Multiple SONGs, One Index#

Maestro supports indexing from multiple metadata repositories SONG. Maestro can be connected to multiple SONGs and it will index all files into a single Elasticsearch index. Conflict resolution is built in as part of the indexing process. For example, if the same file was identified in multiple SONGs that are geographically distributed, then it will aggregate all repositories information in the same index document.
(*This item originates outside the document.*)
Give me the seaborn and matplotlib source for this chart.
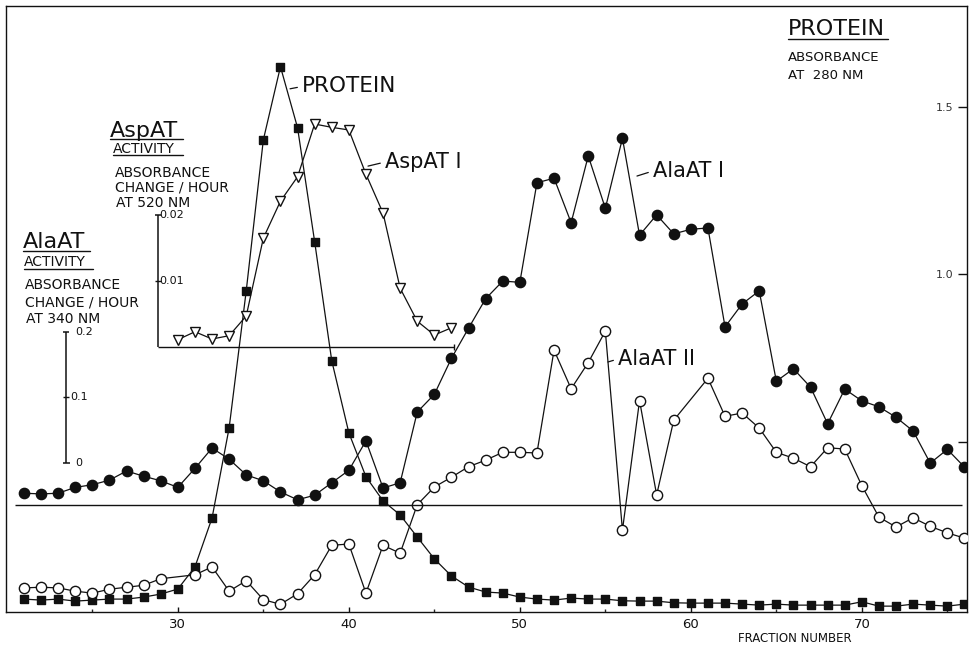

As an example, you can see in the repositories section of the following document that this file is found in multiple repositories:


   {
      "object_id": "9ce9358d",
      "access": "controlled",
      "study": "ABCD-CA",
      "analysis": {
        "id": "EGAZ",
        "type": "sequencingRead",
        "state": "PUBLISHED",
        "study": "ABCD-CA",
        "experiment": {
          "analysisId": "EGAZ",
          "aligned": true,
          "libraryStrategy": "WGS"
        }
      },
      "file": {
        "name": "b2e40ebb719e.bam",
        "format": "BAM",
        "md5sum": "b2e40ebb719e1754e99be2e752239639",
        "size": 77675501639,
        "last_modified": null,
        "index_file": {
          "object_id": "9ce9358d",
          "name": "b2e40eb_merged.mdup.bam.bai",
          "format": "BAI",
          "md5sum": "227a2a11d660a8a53a7375c6623034e2",
          "size": 8982928
        }
      },
      "repositories": [
        {
          "code": "collab",
          "organization": "ICGC",
          "name": "collaboratory",
          "type": "S3",
          "country": "CA",
          "base_url": "http://song.example.com",
          "data_path": "/oicr.icgc/data",
          "metadata_path": "/oicr.icgc.meta/metadata/464116e4"
        },
        {
          "code": "song2",
          "organization": "ICGC",
          "name": "song2 repo",
          "type": "S3",
          "country": "US",
          "base_url": "http://song2.example.com",
          "data_path": "/oicr.icgc/data",
          "metadata_path": "/oicr.icgc.meta/metadata/464116e4"
        }
      ],
      "donors": [
        {
          "id": "DO23",
          "submitted_id": "MDT-2",
          "specimen": {
            "id": "SP20",
            "type": "Normal - blood derived",
            "submitted_id": "MDT-_control_specimen",
            "sample": {
              "id": "SA60",
              "submitted_id": "MDT_control",
              "type": "DNA"
            }
          }
        }
      ]
    }

Support for Dynamic analysis attributes#

The indexer only needs the required basic fields of an analysis to exist, it supports arbitrary fields that dynamic analysis can have based on the analysis schema, see SONG for more information about dynamic analysis schemas. Worth noting that it's the user's responsibility to manage the mapping and migration from one index to another.

Multiple indexing levels#

In the data model, data is grouped by different entities. Maestro can index discreet data levels. For example, indexing can be driven at a Repository, Study, or individual Analysis level.

Different indexing APIs#

  • Event driven indexing: Kafka integration with SONG to index published analysis and delete suppressed / unpublished analyses, (see the Usage Kafka settings)
  • HTTP json API see Usage

Ability to Exclude#

You can configure the installation to exclude specific analyses by one of the following Ids: Study, Analysis, Donor, Sample Or file. (see the Configurations exclusion rules section )

Slack integration#

You can configure Maestro to send specific notifications to a slack webhook integration currently notifications are for errors during the indexing process.